The essential human struggle

The essential human struggle

The essential human struggle

Sirisampige, a collection of some of his finest plays, is a treat. While Kannada readers and theatre-goers have been familiar with the plays for long, the English translation helps connect with a larger audience.

Having said that Kambar’s plays are replete with rich folk metaphors, one must note that one of the most touching plays of the collection is ‘The Scapegoat’ (‘Harakeya Kuri’). It is not set in the agrarian world of Shivapura, but in Bangalore. The world that Kambar writes about here has none of the Patelas, Gowdathis or the primordial rituals he writes about in the rest of his plays. Here, he addresses the dilemmas and the crises a middle class couple faces in an urban jungle, and their need to survive in a powerful world.

Going back to Kambar’s folk metaphors, there is ‘Sirisampige’, the play that gives the collection its title. Much like Karnad’s ‘Nagamandala’, ‘Sirisampige’ is a powerful play that addresses issues of a woman’s sexuality, which is another important theme in Kambar’s plays. Here, Shivanaga, a young prince who marries Sirisampige reluctantly, is lost in his own dilemmas, when a cobra pursues her and takes the form of Shivanaga to woo her. ‘Jokumaraswami’ is yet another popular play, set in a world where themes of sexuality, fertility and power play an important role.

Here too, the Gowdathi craves for Gowda’s attentions, but instead it is Basanna, who stands on a much lower step in the village’s social hierarchy, who actually woos and wins the Gowdathi. But, Basanna eventually has to bow to the Gowda’s power, and meets a gory end. Still, Basanna lives on, as he himself remarks just before his death, in Gowdathi’s womb.

A woman, much like the earth is the life-giver and her sexual desires fulfill the larger purpose of the need to continue the cycle of life. The woman also becomes Mahamayi — The Mother Supreme in Kambar’s well-known play that goes by the same name. The Mother’s son is Sanjeeva, the physician, the life-giver, and it is the battle between the Mother and son, death versus life that forms the central theme of this play. In the end, life wins.

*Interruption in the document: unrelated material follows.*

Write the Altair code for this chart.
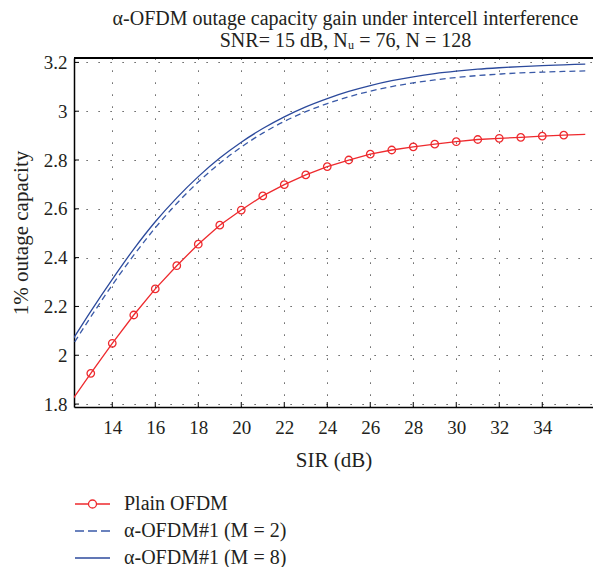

In that sense, it is again the strong will of man to survive in a powerful world battling forces that are immutable and irreconcilable, like death.

What makes these plays interesting is that even as they are grappling with such themes on one level, on yet another more immediate level, they are rich with lyrical imagery. ‘Samba Shiva — A Farce’, ‘Shadow of the Tiger’, ‘Tukra’s Dream’, all entertaining plays in their own right, form the rest of the collection, which ends with Jakkana, the story of the famous sculptor Jakkanachari, and addresses the classic question of form and content in art.

While the quality of Kambar’s plays is excellent, the same cannot be said of all the translations, some of which suffer from poor editing. Such an important work could have done with extra attention to syntax.